Prostate cancer awareness is very, very important. But what’s struck me forcefully over my three years as a prostate cancer patient and survivor is the number of men who have no idea what their prostate does. I’ve started asking them point-blank. Nine times out of ten, I get shrugs. Many men think the prostate does nothing, like the appendix. Those who know what the prostate does tend to have a medical background, or to have had prostate cancer themselves or in the family.

The prostate secretes semen. The testicles do not secrete semen, despite vulgarisms that suggest otherwise (like “bust a nut”). The testicles produce sperm cells. Those are the things that swim upstream looking for eggs to fertilize. Semen is the delivery mechanism for sperm cells. Semen comes from the prostate.

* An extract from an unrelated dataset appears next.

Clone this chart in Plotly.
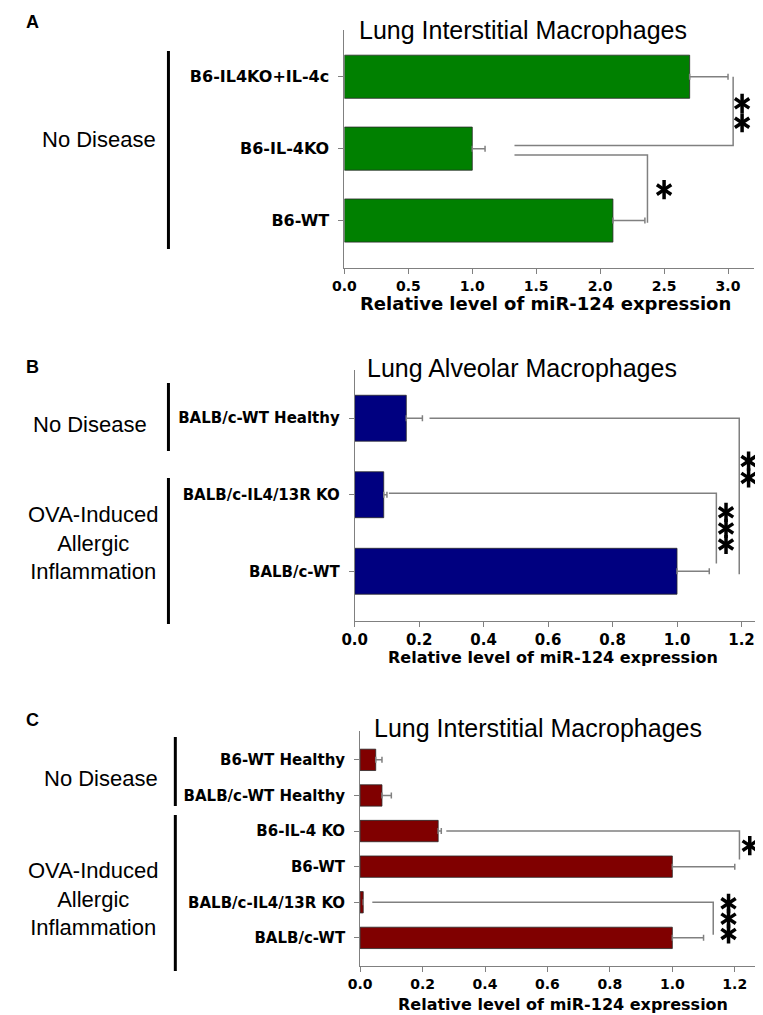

It follows, then, that after your prostate is removed, you can no longer ejaculate. When I mention this fact to other men, I often get asked “Why not?” or “Are you sure?” The answers to these questions are, respectively, “Because semen comes from the prostate” and “Yes, I am fucking sure.”

Here are some generalities, based on what I have learned as member of the Reluctant Brotherhood.

The nerves that enable erection run along the prostate. If those nerves are implicated in the cancer, they have to be removed. If they’re not cancerous, they still have to be peeled away from the prostate, which traumatizes them. In those cases they take a while to recover, possibly measured in years. In short, erectile function after a prostatectomy covers a wide spectrum. And medicine and/or devices play a role for many men.

While ejaculation is not possible without a prostate, orgasm is–even in the absence of erection. The strength and quality of orgasm will vary from man to man, and may improve over time.

Urinary incontinence after a prostatectomy also varies on a case-by-case basis (that’s a pattern with this disease and its treatments). At its worst, you’re looking at a lifetime of Depends and other ameliorative measures. But if you’re lucky, you don’t have any serious problems with incontinence. Maybe a little bit when you sneeze.

The main way you detect prostate cancer, or at least become suspicious of its presence, is through a PSA test. PSA stands for Prostate Specific Antigen. It shows up in the blood in higher concentrations when there’s cancer. If the doctor feels it’s warranted, they (yes, I know they is really plural but I hate “he or she”) will order a biopsy. A digital exam of the rectum is also used in diagnosing cancer and other prostate disorders.

Please do not fear any of these diagnostic techniques. Do them if your doctor suggests them. In fact, if you’re old enough–I think the guidelines say forty, but again, I’m not dispensing medical advice so please research it–and/or have a relevant family history, you should ask about them.

As regards treatment, the big three are surgery, radiation, and “active surveillance” (sometimes called “watchful waiting”). Active surveillance means not intervening, but continuing to measure and monitor via PSA and possibly follow-up biopsies, and then intervening with surgery or radiation if it becomes necessary. In my case, active surveillance was not an option because while the cancer was not terribly aggressive, there was quite a lot of it. I talked to two radiologists and two surgeons, and decided that surgery was right for me.

Prostate cancer is a grim disease. It has a reputation as a “good” cancer, because survival rates when it’s caught early are pretty spectacular and because some manifestations of it are slow-growing enough not to warrant intervention. But the permanent changes from treatment are significant in every case, and extremely significant in some cases. And around 30,000 men die from it every year in the United States. It’s not to be taken lightly.

So be prostate (cancer) aware, this month and every month.

Again: This is not medical advice. Please consult your doctor(s) about medical questions and issues.